A JOINT raid by the ATO, Centrelink, Department of Immigration and the police last week during which more than 100 taxi drivers were stopped at Perth domestic airport is likely to have been a practice session for more joint operations.

Aimed at the black economy, estimated to be worth more than $100 billion a year, the two-hour raid is understood to have uncovered about $100,000 in rorts.

Centrelink told WA Business News this was the first time these agencies had worked together in a high-profile operation, but it would not be the last, with several other industries earmarked for future attention.

Twelve of the taxi drivers were receiving Centrelink benefits. These have been suspended or cancelled, and a further 30 are currently under review.

A spokesperson from the Department of Immigration said the identification documents of a number of drivers were currently being verified. 

The ATO used the raid to check whether drivers had an ABN and were up-to-date with both their BAS and income tax returns. Official figures have not yet been released, but unconfirmed reports suggest at least a quarter of the drivers are of interest to the ATO.

It is no surprise the ATO chose to target taxi drivers. The office has identified businesses with turnover under $2 million as being most at risk of participating in the cash economy, and the tax commissioner has named taxis as an industry under scrutiny.

What is surprising, however, is the approach. This was a whole-of-government style raid, well coordinated and planned.
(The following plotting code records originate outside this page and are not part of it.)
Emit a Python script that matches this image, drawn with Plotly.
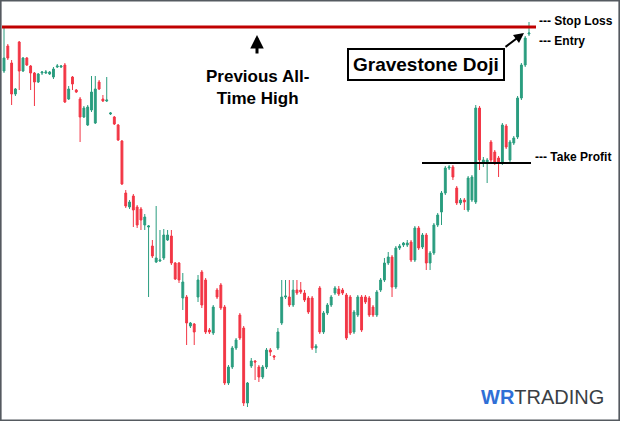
import plotly.graph_objects as go

opens  = [349,374,357,326,378,349,362,354,347,338,347,347,346,343,353,353,355,321,343,330,321,303,295,310,297,338,321,319,306,303,295,279,227,213,224,213,211,195,193,174,158,159,162,180,184,157,157,122,123,94,96,123,148,140,90,87,130,135,113,37,53,72,105,92,17,54,59,53,43,53,70,64,72,97,123,123,115,130,130,127,122,
          122,72,132,88,107,115,127,131,130,125,123,88,105,123,123,122,113,105,130,140,157,163,133,172,175,175,178,160,192,173,185,157,167,195,208,227,252,253,232,217,220,210,220,218,312,258,258,278,268,262,257,294,260,277,283,322,355,386]
closes = [362,362,326,331,349,362,355,347,338,346,348,348,348,351,354,354,318,331,336,328,303,312,313,328,331,331,319,320,307,296,280,236,214,218,210,195,200,203,194,164,162,160,185,185,157,141,140,138,97,97,88,140,115,88,88,113,123,112,37,53,72,80,82,17,37,59,58,43,53,70,68,63,88,123,124,115,130,127,128,120,108,
          72,74,88,107,115,123,132,126,127,82,87,108,123,90,118,105,105,128,140,157,163,133,172,174,177,177,160,192,172,185,157,167,195,205,227,252,253,243,217,220,218,242,243,312,260,260,260,260,257,257,295,273,278,282,322,355,382,387]
highs  = [392,376,360,332,379,363,363,355,348,347,349,350,349,353,356,355,357,334,344,331,323,314,315,344,344,340,325,343,308,304,296,280,230,220,226,215,213,206,195,180,214,190,191,190,190,158,158,147,125,98,97,145,150,142,92,115,132,137,115,55,74,82,107,94,38,62,60,55,55,72,72,65,92,140,140,140,140,140,138,130,124,
          124,76,134,109,117,125,134,134,132,127,125,110,125,125,125,124,115,130,142,162,168,165,174,176,178,180,180,194,194,187,187,169,197,207,229,254,255,255,234,222,222,244,245,315,314,263,262,280,270,264,297,296,280,284,324,357,384,398]
lows   = [347,360,315,324,330,348,354,330,314,337,345,346,345,341,352,352,317,320,330,327,278,302,294,308,296,330,318,318,305,295,279,235,212,211,193,192,190,190,123,162,157,158,160,179,155,140,137,110,75,92,75,118,112,86,86,85,121,110,35,35,51,70,80,14,13,52,40,38,41,51,64,60,70,95,121,113,113,125,126,118,106,
          70,67,86,86,105,113,125,124,125,80,85,86,103,88,116,103,103,103,128,138,155,123,131,170,173,173,158,158,170,171,150,150,165,193,195,225,250,240,215,215,210,208,218,216,250,253,237,257,255,243,255,271,258,275,281,320,353,384]

n = len(opens)
xs = list(range(n))
GREEN, RED = "#2a9d7f", "#f23645"

fig = go.Figure(go.Candlestick(
    x=xs, open=opens, high=highs, low=lows, close=closes,
    increasing=dict(line=dict(color=GREEN, width=1), fillcolor=GREEN),
    decreasing=dict(line=dict(color=RED, width=1), fillcolor=RED),
    whiskerwidth=0, showlegend=False, hoverinfo="skip"))

W, H = 620, 421
scale = (n - 1) / (529 - 4)
r0 = -4 * scale
r1 = r0 + W * scale

def px(x): return x / W
def py(y): return 1 - y / H

shapes = [
    dict(type="rect", xref="paper", yref="paper", x0=0.001, x1=0.999, y0=0.001, y1=0.999,
         line=dict(color="#555a60", width=2), fillcolor="rgba(0,0,0,0)"),
    dict(type="line", xref="paper", yref="paper", x0=px(2), x1=px(536), y0=py(27), y1=py(27),
         line=dict(color="#c00000", width=3)),
    dict(type="line", xref="paper", yref="paper", x0=px(422), x1=px(531), y0=py(163), y1=py(163),
         line=dict(color="black", width=2)),
]

def lab(x, y, text, size, xa="center", **kw):
    d = dict(x=px(x), y=py(y), xref="paper", yref="paper", text=text, showarrow=False,
             xanchor=xa, yanchor="middle", font=dict(family="Liberation Sans", size=size, color="black"))
    d.update(kw)
    return d

anns = [
    dict(x=px(257), y=py(35), ax=0, ay=20, xref="paper", yref="paper",
         text="", showarrow=True, arrowhead=2, arrowsize=0.9, arrowwidth=3, arrowcolor="black"),
    lab(257, 87, "<b>Previous All-<br>Time High</b>", 17, align="center"),
    lab(426, 64, "<b>Gravestone Doji</b>", 19, bordercolor="black", borderwidth=2, borderpad=4, bgcolor="white"),
    dict(x=px(524), y=py(33), ax=-20, ay=15, xref="paper", yref="paper",
         text="", showarrow=True, arrowhead=2, arrowsize=1, arrowwidth=2, arrowcolor="black"),
    lab(537, 21, "<b>--- Stop Loss</b>", 12, "left"),
    lab(537, 41, "<b>--- Entry</b>", 12, "left"),
    lab(533, 157, "<b>--- Take Profit</b>", 12, "left"),
    lab(606, 397, "<b><span style='color:#2f6fd6'>WR</span></b><span style='color:#3a3f45'>TRADING</span>", 20, "right"),
]

fig.update_layout(
    width=W, height=H, margin=dict(l=0, r=0, t=0, b=0),
    paper_bgcolor="white", plot_bgcolor="white",
    xaxis=dict(range=[r0, r1], visible=False, rangeslider=dict(visible=False), fixedrange=True),
    yaxis=dict(range=[-1, 420], visible=False, fixedrange=True),
    shapes=shapes, annotations=anns)

html = fig.to_html(full_html=True, include_plotlyjs=True, config={"displayModeBar": False})
html = html.replace("<head>", "<head><style>html,body{margin:0;padding:0;overflow:hidden;}</style>", 1)
with open("out.html", "w", encoding="utf-8") as f:
    f.write(html)
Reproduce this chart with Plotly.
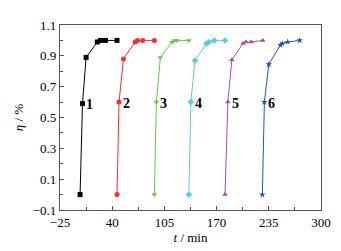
import plotly.graph_objects as go

labels = ["1", "2", "3", "4", "5", "6"]
t1 = [0, 3, 7.5, 21.5, 25.5, 31.5, 46]
e1 = [0, 0.59, 0.89, 0.99, 1.0, 1.0, 1.0]
t2 = [46, 48.5, 54, 68.5, 71.5, 78, 92.5]
e2 = [0, 0.60, 0.88, 0.99, 1.0, 1.0, 1.0]
t3 = [92.5, 95, 100, 114.5, 117.5, 120.5, 135.5]
e3 = [0, 0.60, 0.89, 0.99, 1.0, 1.0, 1.0]
t4 = [135.5, 138, 143, 157.5, 160.5, 167, 180.5]
e4 = [0, 0.60, 0.87, 0.98, 0.99, 1.0, 1.0]
t5 = [180.5, 184, 189, 203, 206.5, 213, 227.5]
e5 = [0, 0.60, 0.875, 0.98, 0.99, 0.99, 1.0]
t6 = [227, 229.5, 235, 249.5, 252, 258.5, 273.5]
e6 = [0, 0.60, 0.845, 0.97, 0.98, 0.99, 1.0]

times = [t1, t2, t3, t4, t5, t6]
etas = [e1, e2, e3, e4, e5, e6]
colors = ["#000000", "#ff2a2a", "#66cc33", "#55cfd6", "#a64ab8", "#2255b8"]
symbols = ["square", "circle", "triangle-down", "diamond", "triangle-up", "star"]

fig = go.Figure()
for i in range(6):
    fig.add_trace(go.Scatter(
        x=times[i], y=etas[i], mode="lines+markers",
        line=dict(color=colors[i], width=1),
        marker=dict(color=colors[i], symbol=symbols[i], size=5,
                    line=dict(width=0)),
        showlegend=False))
    fig.add_annotation(x=times[i][1], y=etas[i][1], text="<b>" + labels[i] + "</b>",
                       showarrow=False, xanchor="left", xshift=2, yshift=-1,
                       font=dict(family="Liberation Serif", size=14, color="black"))

# page body has an 8px margin, so the figure is sized to fit the 341x251 window
fig.update_layout(
    width=333, height=243,
    margin=dict(l=46, r=19, t=10, b=35),
    plot_bgcolor="white", paper_bgcolor="white",
    font=dict(family="Liberation Serif", size=13, color="black"),
)
fig.update_xaxes(
    range=[-25, 300], tick0=-25, dtick=65, ticks="inside", ticklen=4,
    tickcolor="#555", showline=True, linecolor="#555", linewidth=1.2, mirror=True,
    showgrid=False, zeroline=False,
    minor=dict(ticks="inside", dtick=32.5, tick0=-25, ticklen=3, tickcolor="#555"),
    title=dict(text="<i>t</i> / min", standoff=2, font=dict(size=13)),
)
fig.update_yaxes(
    range=[-0.1, 1.1], tick0=-0.1, dtick=0.2, ticks="inside", ticklen=4,
    tickcolor="#555", showline=True, linecolor="#555", linewidth=1.2, mirror=True,
    showgrid=False, zeroline=False, tickformat=".1f",
    minor=dict(ticks="inside", dtick=0.1, tick0=-0.1, ticklen=3, tickcolor="#555"),
    title=dict(text="<i>η</i> / %", standoff=6, font=dict(size=13)),
)
fig.write_html("out.html")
It involved intelligence sharing, the use of real time data and inter-agency cooperation.

Given that 8pm on a Thursday evening is not Perth Airport’s busiest time, one can’t help but wonder whether this was just a practice run for a larger raid.

And if it’s not taxis next time, Centrelink has warned it is also interested in the building, harvesting and sex industries.

The ATO has 19 industries in its sights, including construction, motor vehicle retailing, art and antique dealing, fishing, the sex industry, tourism and hospitality.

The fishing industry is also a likely target, given the seasonal nature of the work, and the fact that half of Australia’s fishing businesses are based in WA.